The National Collegiate Athletic Association ran into something of a public-relations problem last week. Right after the news broke that Johnny Manziel was under investigation for allegedly taking money to sign autographs -- verboten for a student-athlete! -- ESPN college basketball analyst Jay Bilas pointed out, via Twitter, that the NCAA had no problem making money off Manziel’s fame: Just go to ShopNCAAsports.com and type in Manziel’s name, and his Texas A&M jersey will come up for sale.
The NCAA quickly disabled the search function. And then came this statement from NCAA Executive Vice President Mark Lewis:
"Moving forward, the NCAA online shop will no longer offer college and university merchandise. In the coming days, the store’s website will be shut down temporarily and reopen in a few weeks as a marketplace for NCAA championship merchandise only. After becoming aware of issues with the site, we determined the core function of the NCAA.com fan shop should not be to offer merchandise licensed by our member schools."
This is rich. To begin with, I’m not sure how the NCAA figures it was made “aware of issues with the site.” Was it somehow news to the association that it was selling this merchandise on its own site? Strictly speaking, it probably would have been more accurate for Lewis to say that the NCAA was publicly shamed into action.

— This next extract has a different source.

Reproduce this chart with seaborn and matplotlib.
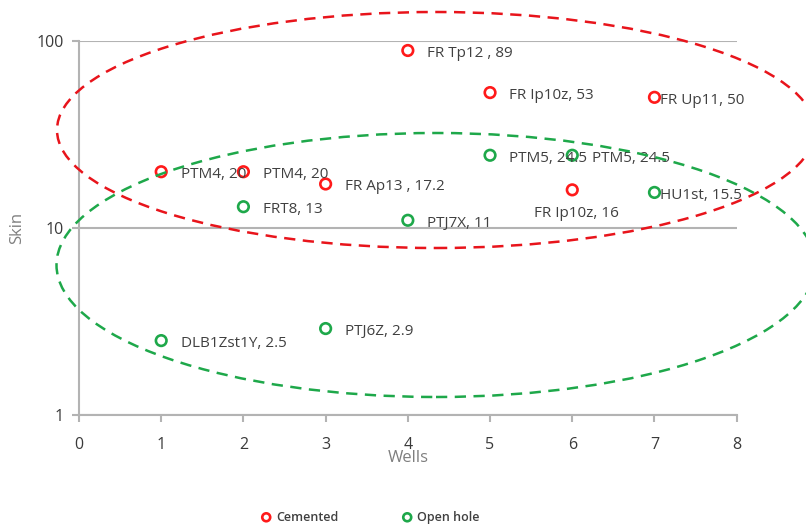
import pandas as pd
import seaborn as sns
import matplotlib.pyplot as plt
from matplotlib.patches import Ellipse
from matplotlib.ticker import FixedLocator, FuncFormatter, NullLocator

sns.set_theme(style="white")
plt.rcParams['font.family'] = ['Open Sans', 'DejaVu Sans']

# data
cemented_wells = [1, 2, 3, 4, 5, 6, 7]
cemented_skin = [20, 20, 17.2, 89, 53, 16, 50]
cemented_names = ["PTM4", "PTM4", "FR Ap13 ", "FR Tp12 ", "FR Ip10z", "FR Ip10z", "FR Up11"]

open_wells = [1, 2, 3, 4, 5, 6, 7]
open_skin = [2.5, 13, 2.9, 11, 24.5, 24.5, 15.5]
open_names = ["DLB1Zst1Y", "FRT8", "PTJ6Z", "PTJ7X", "PTM5", "PTM5", "HU1st"]

red = "#ff1a1a"
green = "#1ea84a"
txt = "#404040"

fig = plt.figure(figsize=(8.06, 5.26), dpi=100)
ax = fig.add_axes([0.098, 0.211, 0.816, 0.711])

cem = pd.DataFrame({"Wells": cemented_wells, "Skin": cemented_skin, "name": cemented_names})
opn = pd.DataFrame({"Wells": open_wells, "Skin": open_skin, "name": open_names})

sns.scatterplot(data=cem, x="Wells", y="Skin", edgecolor=red, facecolor="none",
                s=58, linewidth=1.9, label="Cemented", legend=False, ax=ax, zorder=3)
sns.scatterplot(data=opn, x="Wells", y="Skin", edgecolor=green, facecolor="none",
                s=58, linewidth=1.9, label="Open hole", legend=False, ax=ax, zorder=3)

ax.set_yscale("log")
ax.set_xlim(0, 8)
ax.set_ylim(1, 100)
ax.xaxis.set_major_locator(FixedLocator(range(0, 9)))
ax.yaxis.set_major_locator(FixedLocator([1, 10, 100]))
ax.yaxis.set_minor_locator(NullLocator())
ax.yaxis.set_major_formatter(FuncFormatter(lambda v, p: f"{v:g}"))

ax.yaxis.grid(True, color="#b3b3b3", lw=1.5)
ax.xaxis.grid(False)
for s in ["top", "right"]:
    ax.spines[s].set_visible(False)
for s in ["left", "bottom"]:
    ax.spines[s].set_color("#b3b3b3")
    ax.spines[s].set_linewidth(1.5)

ax.tick_params(bottom=True, left=True, length=5, width=1.5, color="#b3b3b3",
               labelsize=11.5, labelcolor="#3a3a3a")
ax.tick_params(axis="x", pad=11)
ax.tick_params(axis="y", pad=6)
ax.set_xlabel("Wells", fontsize=12, color="#7f7f7f", labelpad=-2)
ax.set_ylabel("Skin", fontsize=12, color="#7f7f7f", labelpad=8)


def lab(df, i):
    return f"{df['name'][i]}, {df['Skin'][i]:g}"


# point labels
for i in range(len(cem)):
    x, y = cem["Wells"][i], cem["Skin"][i]
    if x == 6:
        ax.annotate(lab(cem, i), (x, y), xytext=(3, -17), textcoords="offset points",
                    ha="center", va="center", fontsize=11, color=txt)
    else:
        dx = 4 if x == 7 else 14
        ax.annotate(lab(cem, i), (x, y), xytext=(dx, -2), textcoords="offset points",
                    ha="left", va="center", fontsize=11, color=txt)
for i in range(len(opn)):
    x, y = opn["Wells"][i], opn["Skin"][i]
    dx = 4 if x == 7 else 14
    ax.annotate(lab(opn, i), (x, y), xytext=(dx, -2), textcoords="offset points",
                ha="left", va="center", fontsize=11, color=txt)

# dashed grouping ellipses (figure pixels)
W, H = 806, 526
for cx, cy, w, h, c in [(436, 130, 758, 236, "#e8141b"), (436, 265, 759, 264, green)]:
    e = Ellipse((cx / W, 1 - cy / H), w / W, h / H, transform=fig.transFigure,
                fill=False, ec=c, lw=1.8, ls=(0, (4.5, 3)), clip_on=False, zorder=5)
    fig.add_artist(e)

handles, labels = ax.get_legend_handles_labels()
fig.legend(handles, labels, loc="center", bbox_to_anchor=(0.455, 0.017), ncol=2,
           frameon=False, fontsize=9, markerscale=0.75, handletextpad=-0.2,
           columnspacing=4.5, labelcolor=txt, prop={"weight": "semibold", "size": 9})

fig.savefig("out.png", dpi=100)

The action itself was, in a sense, progress. The NCAA has long insisted that it’s just a coincidence if fans buy a shirt with a particular number on it. They couldn’t possibly be choosing that number because it's the one their favorite player wears. (In Manziel’s case, No. 2.) By first enabling a search button that directly linked Manziel to his numbered jersey, and then removing the merchandise from its site, the NCAA has at least implicitly acknowledged the absurdity of this claim.
But the NCAA is still missing the point. The problem isn't that the organization engages in commerce; it’s that it prevents college athletes from doing the same. The NCAA doesn't need to sell this merchandise. It will still make a fortune on its TV contracts, leaving its member schools to profit from jerseys made popular by the players who perform, without pay, in front of millions every Saturday.
The original sin is not selling the talents of athletes. It’s the creation -- and perpetuation -- of a cartel that effectively cuts those athletes out of the profits. Re-directing money from the NCAA to its member schools is just a fig leaf. Don't be ashamed of your desire to wet your beak, NCAA. Just share some of the wealth with the labor force that makes your product.